Balzac se acostaba a las 6 de la tarde, siendo despertado por una criada justo a medianoche. Entonces se vestía con ropas de monje (una túnica blanca de cachemira) y se ponía a escribir ininterrumpidamente de 12 a 18 horas seguidas, siempre a mano su cafetera de porcelana. Durante todo ese tiempo, no dejaba de consumir taza tras taza. A ese ritmo diario, Balzac consiguió terminar más de 100 novelas y narraciones cortas. Si dejamos la vestimenta y nos fijamos en la locomoción peripatética, entonces hay autores que, para escribir, no podían estar quietos, como Chateaubriand, que dictaba a su secretario con los pies descalzos por su habitación.
Victor Hugo meditaba sus frases o versos en voz alta paseando por la habitación hasta que los veía completos; entonces se sentaba corriendo a escribirlos, antes de olvidarlos.
“El ya mencionado Victor Hugo, por su parte, no demasiado confiado en su propia voluntad, tenía por costumbre entregar sus ropas a su criado, con la orden de que no se las devolviese hasta que transcurriese un plazo predeterminado, aunque él se las pidiese encarecidamente. De esta forma, se obligaba a escribir sin posibilidad alguna de evadirse”.
Jean-Jaques Rousseau prefería trabajar en pleno campo y, a ser posible, al sol.
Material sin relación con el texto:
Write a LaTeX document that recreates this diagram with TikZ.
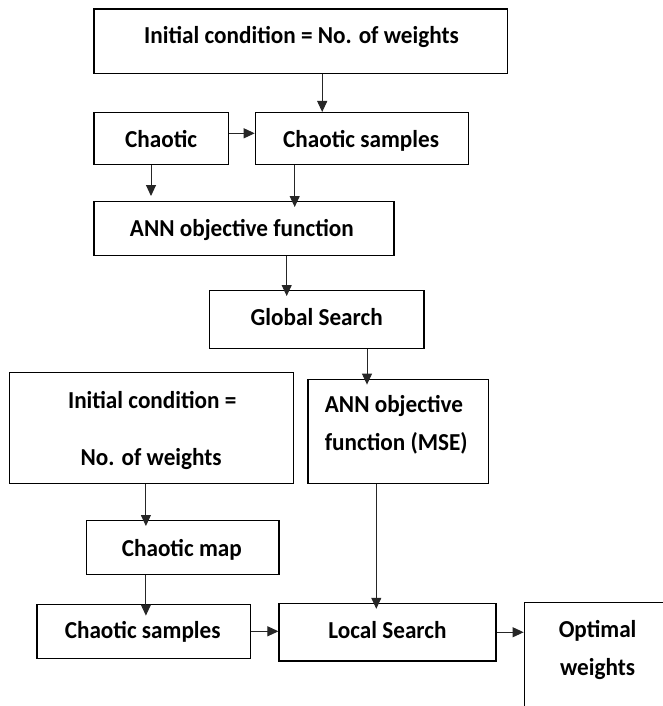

Si el ruido ambiente le molestaba, se taponaba los oídos con tapones de guata.
Montaigne escribía encerrado en una torre abandonada.
Schiller sólo podía escribir si tenía los pies metidos en un barreño de agua helada.
Flaubert era incapaz de escribir si antes haberse fumado una pipa.
Lord Byron se inspiraba con el olor de las trufas, así que siempre llevaba algunas en los bolsillos.